Back in TSM 6.1 server side deduplication became available. The data had to reside on disk to gain this benefit (obviously) and the dedupe process was post process (meaning it wasn’t performed at time of ingest). This functionality works very well in the right circumstance and storage benefits can be gained. IBM in version 6.2 have added a client side dedupe that extends the functionality of the server side dedupe.
Dedupe on the client!?
If you are technical, reading the IBM explanation will make you sit up and then mutter “gosh that’s clever”. If you are not technical you will recognize the features usefulness.
Firstly what is client side dedupe? It is the ability for the TSM client to identify chunks of data that have been sent to the TSM server previously and so not send them again. The result being greatly reduced backup traffic which in turn reduces backup windows.
In order to implement the new functionality of client side dedupe you will need to be running version 6.2 server and client as the client dedupe is an extension of the server dedupe code. This means that the TSM client API has been updated to cater for the new exchange of data hash queries.
So here is a simplified explanation of how it works:
1. Client inspects file to backup and chunks it up.
2. Client queries the TSM server to see if any of the chunks already exist in the server hash table
3. If it does exist then a local cache of the hashes will be built on the client to speed up the queries in the future
4. The new chunks plus hashes for the old chunks will be sent to the server.
As can be seen by the process above the dedupe for the client end is in-line so reducing the landing space needed on the disk pool at the server end. Another funky feature is that client side and server side deduplcation share the same hash table, or pool of data chunks. So the benefit being that if some nodes reside on slow network links they can share the chunks that have been populated by nodes that are local to the TSM server. The explanation above mentions a local cache of the hash tables this is another attempt at reducing network traffic by preventing the process being too chatty. Hash queries will first go to the local cache and if they are not satisfied they will be forwarded to the TSM server.
What about my API clients I hear you cry!?! Well you can get the advantages for agents that use the TSM API however there are a few caveats when using TDP agents that haven’t been updated to understand what the API is doing to it’s data. It is best to test it on development system or if all else fails read the manual!
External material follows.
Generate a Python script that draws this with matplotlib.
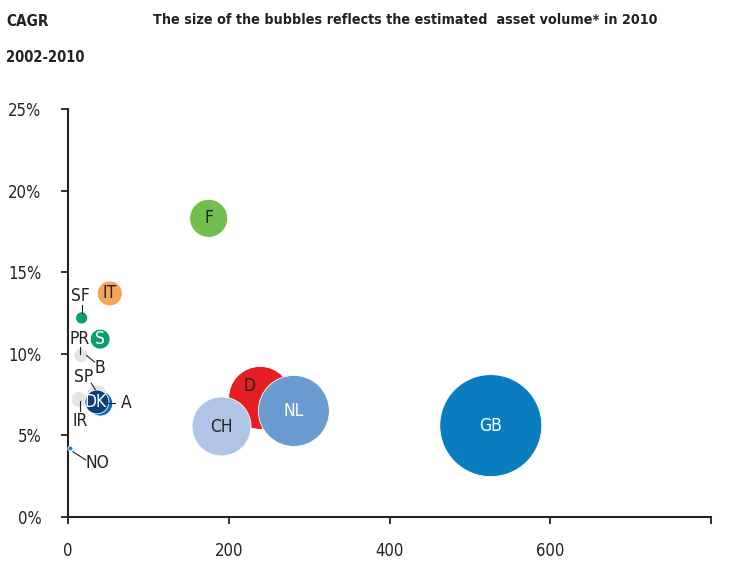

I will leave you with a table that summaries the server side and client side deduplication methods:
| Server-side Deduplication | Client-side Deduplication | |
| Method used | Server removes redundant data chunks | Client queries server to remove redundant data chunks before sending |
| Conserves Network Bandwidth? | No | Yes |
| Data supported | Backup, Archive, API, HSM | Backup, Archive, API |
| Scope | Data in the same storage pool | Data in the same storage pool |
…mutter, mutter, mutter, those clever IBMers, mutter, mutter…